What regex do I need to use here. With "grep -o", "grep -Eo" and "grep -Po" I have tried umpteen variations of '\(.*\)' '\(.?\)' '\(.+\)' both with and without \ quoting, and with and without all possible variants of \{-}. I get back either nothing, or the entire line, or each single character on its own line

David the H. · 07-29-2012, 05:02 AM

When you use grep without -E, it uses basic regular expressions. In basic regex, the characters ?, +, {, |, (, and ) are considered literal. In gnu grep, prefixing these characters with a backslash enables their special meanings.

When you use -E, then it uses extended regular expressions, and the above characters are considered special by default. Backslashing them now disables their special meanings so that they become literal.

So in a nutshell, use -E if you need to use a lot of fancy regular expression features, and don't use it if you need to use a lot of literal characters like that.

See the grep man and info pages for more on the differences between basic and extended regex. sed works the same way with its -r option, BTW.

Incidentally, I personally prefer to surround characters that need to be literal in "[]" bracket expressions, rather using than backslashes. It's cleaner and more portable overall.

In any case your real problem isn't with grep, it's with the greediness of regex tokens like "*". They always capture the longest possible match. This means that '(.*)' will reach all the way to the final closing parentheses in the line.

The usual way to counter that is to use a negating bracket expression. Match everything that's not that character, until you find one that is. Like this:

Code:

grep -o '([^)]*)'
grep -Eo '[(][^)]+[)]'

The "+" in the second one ensures that the parentheses must actually contain something in order to match. Use "*" if you want to match empty ones.

Finally, as you appear to have discovered, perl-compatible regular expressions allow you to to disable greediness -- by appending the greedy token with a "?". So if you use the -P option, then your expression could look like this:

Code:

grep -Po '[(].*?[)]'

Note finally that "-P" and the backslashing of the above characters in basic regex are gnu extensions. they likely won't be available to you if you ever need to use a non-gnu version of grep.
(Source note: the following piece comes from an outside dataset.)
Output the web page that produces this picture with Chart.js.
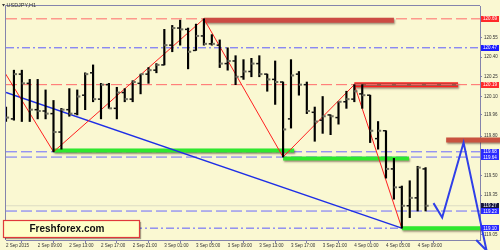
<!DOCTYPE html>
<html>
<head>
<meta charset="utf-8">
<script src="https://cdn.jsdelivr.net/npm/chart.js"></script>
<style>
  html, body { margin: 0; padding: 0; background: #faf8d2; }
  #chart { display: block; }
</style>
</head>
<body>
<canvas id="chart" width="500" height="250"></canvas>
<script>
// USDJPY H1, 2 Sep 05:00 .. 4 Sep 10:00 (one entry per hourly bar)
const open = [119.99,119.93,120.27,120.20,120.00,119.99,119.97,119.83,120.00,119.97,
  120.11,120.28,120.08,120.19,120.01,120.13,120.08,120.20,120.27,120.30,
  120.34,120.49,120.62,120.61,120.45,120.56,120.50,120.49,120.35,120.37,
  120.25,120.29,120.35,120.27,120.23,120.21,119.93,120.27,120.19,119.98,
  119.92,119.96,119.94,120.06,120.08,120.12,120.11,119.78,119.84,119.55,
  119.41,119.27,119.33,119.55];
const high = [120.02,120.30,120.30,120.23,120.23,120.15,120.07,120.01,120.16,120.15,
  120.28,120.34,120.20,120.20,120.17,120.16,120.22,120.27,120.32,120.35,
  120.61,120.64,120.68,120.62,120.65,120.69,120.57,120.53,120.47,120.41,
  120.38,120.39,120.41,120.27,120.37,120.21,120.38,120.29,120.21,120.02,
  120.10,119.96,120.06,120.14,120.19,120.19,120.11,119.91,119.84,119.63,
  119.42,119.46,119.57,119.56];
const low = [119.91,119.92,119.91,119.91,119.93,119.93,119.68,119.70,119.95,119.96,
  120.00,120.06,119.93,120.01,119.93,120.06,120.06,120.12,120.20,120.28,
  120.34,120.44,120.49,120.31,120.45,120.49,120.49,120.32,120.30,120.19,
  120.23,120.25,120.25,120.14,120.04,119.64,119.86,120.11,119.97,119.76,
  119.82,119.81,119.89,120.01,120.06,120.01,119.75,119.70,119.48,119.32,
  119.10,119.18,119.23,119.23];
const close = [119.94,120.27,120.20,120.00,119.99,119.97,119.83,120.00,119.97,120.10,
  120.27,120.08,120.19,120.01,120.13,120.08,120.21,120.27,120.30,120.34,
  120.49,120.62,120.61,120.44,120.56,120.50,120.50,120.35,120.37,120.25,
  120.29,120.35,120.27,120.23,120.21,119.85,120.26,120.19,119.99,119.91,
  119.95,119.95,120.06,120.08,120.14,120.11,119.84,119.84,119.55,119.41,
  119.27,119.33,119.56,119.27];

// time axis labels (every 4th bar)
const xLabelBars = [0,4,8,12,16,20,24,28,32,36,40,44,48,52];
const xLabels = ["2 Sep 2015","2 Sep 09:00","2 Sep 13:00","2 Sep 17:00","2 Sep 21:00",
  "3 Sep 01:00","3 Sep 05:00","3 Sep 09:00","3 Sep 13:00","3 Sep 17:00","3 Sep 21:00",
  "4 Sep 01:00","4 Sep 05:00","4 Sep 09:00"];
const yTicks = [120.55,120.40,120.25,120.10,119.96,119.80,119.50,119.35,119.05];

// horizontal levels with price tags on the axis
const levelPrices = [120.69,120.47,120.19,119.68,119.64,119.27,119.23,119.10];
const levelKinds = ["res","mid","res","sup","sup","bid","sup2","low"];

// zigzag pivots and trend line
const zigzagBars = [-3,6,25,35,44,50];
const zigzagPrices = [120.56,119.68,120.69,119.64,120.19,119.10];
const trendBars = [0,50];
const trendPrices = [120.13,119.10];

// thick zone segments
const zoneFrom = [25,44,6,35,50,55.6];
const zoneTo = [49,57.1,36.4,50.9,59.875,62.4];
const zonePrices = [120.68,120.19,119.69,119.63,119.10,119.77];
const zoneKinds = ["red","redBox","green","green","green","target"];

// forecast arrow
const projBars = [54,55.1,57.8,60.7];
const projPrices = [119.29,119.18,119.75,118.93];
const headBars = [59.4,60.7,62.4];
const headPrices = [119.01,118.93,119.08];

const X_MIN = 0, X_MAX = 59.875;
const Y_MIN = 119.01, Y_MAX = 120.7875;
const BG = "#faf8d2";
const AXIS = "#8484ac";
const FONT = "Liberation Sans";

const levelStyle = {
  res:  { color: "#ff6a6a", dash: [11,4], tag: "#ff2a2a" },
  mid:  { color: "#5a5aff", dash: [8,3,2,3], tag: "#1c1cff" },
  sup:  { color: "#6a6aff", dash: [11,4], tag: "#2a2aff" },
  sup2: { color: "#6a6aff", dash: [11,4], tag: "#2a2aff" },
  low:  { color: "#5a5aff", dash: [8,3,2,3], tag: "#2a2aff" },
  bid:  { color: "#dcdcc4", dash: [], tag: "#15153a" }
};
const zoneStyle = {
  red:    { color: "#cc4b44", width: 5 },
  redBox: { color: "#ff1e1e", width: 5 },
  green:  { color: "#2ee82e", width: 4 },
  target: { color: "#c9523f", width: 5 }
};

const idx = open.map((_, i) => i);
const datasets = [];

// OHLC: open ticks, close ticks, high-low bars
datasets.push({
  type: "scatter", order: 20,
  data: idx.map(i => ({ x: i - 0.19, y: open[i] })),
  pointStyle: "line", pointRadius: 1.6, borderWidth: 1.5,
  borderColor: "#111", backgroundColor: "#111"
});
datasets.push({
  type: "scatter", order: 20,
  data: idx.map(i => ({ x: i + 0.19, y: close[i] })),
  pointStyle: "line", pointRadius: 1.6, borderWidth: 2,
  borderColor: "#6e6e60", backgroundColor: "#6e6e60"
});
datasets.push({
  type: "bar", order: 25,
  data: idx.map(i => ({ x: i, y: [low[i], high[i]] })),
  backgroundColor: "#000", borderWidth: 0, barThickness: 1.5
});

// zigzag + trend
datasets.push({
  type: "line", order: 30,
  data: zigzagBars.map((b, i) => ({ x: b, y: zigzagPrices[i] })),
  borderColor: "#ff2020", borderWidth: 1, pointRadius: 0, tension: 0
});
datasets.push({
  type: "line", order: 30,
  data: trendBars.map((b, i) => ({ x: b, y: trendPrices[i] })),
  borderColor: "#1e2ee6", borderWidth: 1.5, pointRadius: 0, tension: 0
});

// levels (dashed lines)
levelPrices.forEach((p, i) => {
  const st = levelStyle[levelKinds[i]];
  datasets.push({
    type: "line", order: levelKinds[i] === "res" && p < 120.5 ? 35 : 60,
    data: [{ x: X_MIN, y: p }, { x: X_MAX, y: p }],
    borderColor: st.color, borderWidth: 1, borderDash: st.dash, pointRadius: 0
  });
});

// zones (thick bars with shadow)
zonePrices.forEach((p, i) => {
  const st = zoneStyle[zoneKinds[i]];
  datasets.push({
    type: "line", order: 50, clip: false, shadow: true,
    data: [{ x: zoneFrom[i], y: p }, { x: zoneTo[i], y: p }],
    borderColor: st.color, borderWidth: st.width, pointRadius: 0, borderCapStyle: "butt"
  });
  if (zoneKinds[i] === "redBox") {
    datasets.push({
      type: "line", order: 49, clip: false,
      data: [{ x: zoneFrom[i], y: p }, { x: zoneTo[i], y: p }],
      borderColor: "#9c5548", borderWidth: 2.5, pointRadius: 0, borderCapStyle: "butt"
    });
  }
});

// forecast arrow
datasets.push({
  type: "line", order: 5, clip: false,
  data: projBars.map((b, i) => ({ x: b, y: projPrices[i] })),
  borderColor: "#2f3fe8", borderWidth: 2, pointRadius: 0, tension: 0
});
datasets.push({
  type: "line", order: 5, clip: false,
  data: headBars.map((b, i) => ({ x: b, y: headPrices[i] })),
  borderColor: "#2f3fe8", borderWidth: 2, pointRadius: 0, tension: 0
});

const decorPlugin = {
  id: "decor",
  beforeDraw(chart) {
    const c = chart.ctx;
    c.save();
    c.fillStyle = BG;
    c.fillRect(0, 0, chart.width, chart.height);
    c.restore();
  },
  beforeDatasetDraw(chart, args) {
    const ds = chart.data.datasets[args.index];
    if (ds.shadow) {
      const c = chart.ctx;
      c.save();
      c.shadowColor = "rgba(70,40,30,0.5)";
      c.shadowBlur = 2;
      c.shadowOffsetX = 1;
      c.shadowOffsetY = 1.5;
    }
  },
  afterDatasetDraw(chart, args) {
    if (chart.data.datasets[args.index].shadow) chart.ctx.restore();
  },
  afterDraw(chart) {
    const c = chart.ctx;
    const a = chart.chartArea;
    const ys = chart.scales.y;
    c.save();
    // frame top/left
    c.strokeStyle = AXIS;
    c.lineWidth = 1;
    c.beginPath();
    c.moveTo(a.left - 0.5, a.bottom);
    c.lineTo(a.left - 0.5, a.top - 0.5);
    c.lineTo(a.right, a.top - 0.5);
    c.stroke();

    // price tags
    c.font = "4.5px " + FONT;
    c.textAlign = "center";
    c.textBaseline = "middle";
    levelPrices.forEach((p, i) => {
      const y = ys.getPixelForValue(p);
      c.fillStyle = levelStyle[levelKinds[i]].tag;
      c.fillRect(a.right + 1, Math.round(y) - 3, 18, 6);
      c.fillStyle = "#fff";
      c.fillText(p.toFixed(2), a.right + 10, y + 0.3);
    });

    // title
    c.fillStyle = "#333";
    c.beginPath();
    c.moveTo(2, 4); c.lineTo(5, 4); c.lineTo(3.5, 6.5); c.closePath();
    c.fill();
    c.font = "5.5px " + FONT;
    c.textAlign = "left";
    c.fillText("USDJPY,H1", 6.5, 5.5);

    // watermark box
    c.shadowColor = "rgba(0,0,0,0.35)";
    c.shadowOffsetX = 1.5; c.shadowOffsetY = 1.5; c.shadowBlur = 1;
    c.fillStyle = "#ffffc8";
    c.fillRect(3.5, 220.5, 136, 17);
    c.shadowColor = "transparent";
    c.strokeStyle = "#e03a3a";
    c.lineWidth = 1.2;
    c.strokeRect(3.5, 220.5, 136, 17);
    c.fillStyle = "#111";
    c.font = "bold 10px " + FONT;
    c.textAlign = "center";
    c.fillText("Freshforex.com", 67, 229.5);
    c.restore();
  }
};

new Chart(document.getElementById("chart"), {
  type: "line",
  data: { datasets },
  options: {
    responsive: false,
    animation: false,
    events: [],
    layout: { padding: { top: 3, left: 1, right: 0, bottom: 0 } },
    plugins: { legend: { display: false }, tooltip: { enabled: false } },
    scales: {
      x: {
        type: "linear", min: X_MIN, max: X_MAX, offset: false,
        afterBuildTicks: s => { s.ticks = xLabelBars.map(v => ({ value: v })); },
        afterFit: s => { s.height = 10; },
        grid: { drawOnChartArea: false, drawTicks: true, tickLength: 3, color: AXIS },
        border: { display: true, color: AXIS },
        ticks: {
          align: "start", padding: 0, maxRotation: 0, autoSkip: false,
          font: { size: 4.5, family: FONT }, color: "#333",
          callback: (v, i) => xLabels[i]
        }
      },
      y: {
        type: "linear", position: "right", min: Y_MIN, max: Y_MAX,
        afterBuildTicks: s => { s.ticks = yTicks.map(v => ({ value: v })); },
        afterFit: s => { s.width = 20; },
        grid: { drawOnChartArea: false, drawTicks: true, tickLength: 2, color: AXIS },
        border: { display: true, color: AXIS },
        ticks: {
          padding: 2, font: { size: 4.5, family: FONT }, color: "#333",
          callback: v => Number(v).toFixed(2)
        }
      }
    }
  },
  plugins: [decorPlugin]
});
</script>
</body>
</html>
porphyry5 · 07-29-2012, 07:25 PM

Quote:

Originally Posted by David the H.

Code:

grep -o '([^)]*)'

Thank you very much, that is an eye-opening way of approaching the greedy/non-greedy issue, much nicer solution, and

Code:

grep -o '([^)]\+)'

to ensure there is content in the parentheses. I prefer to use basic regexes whenever possible, don't get confused then by the differences in nomenclature.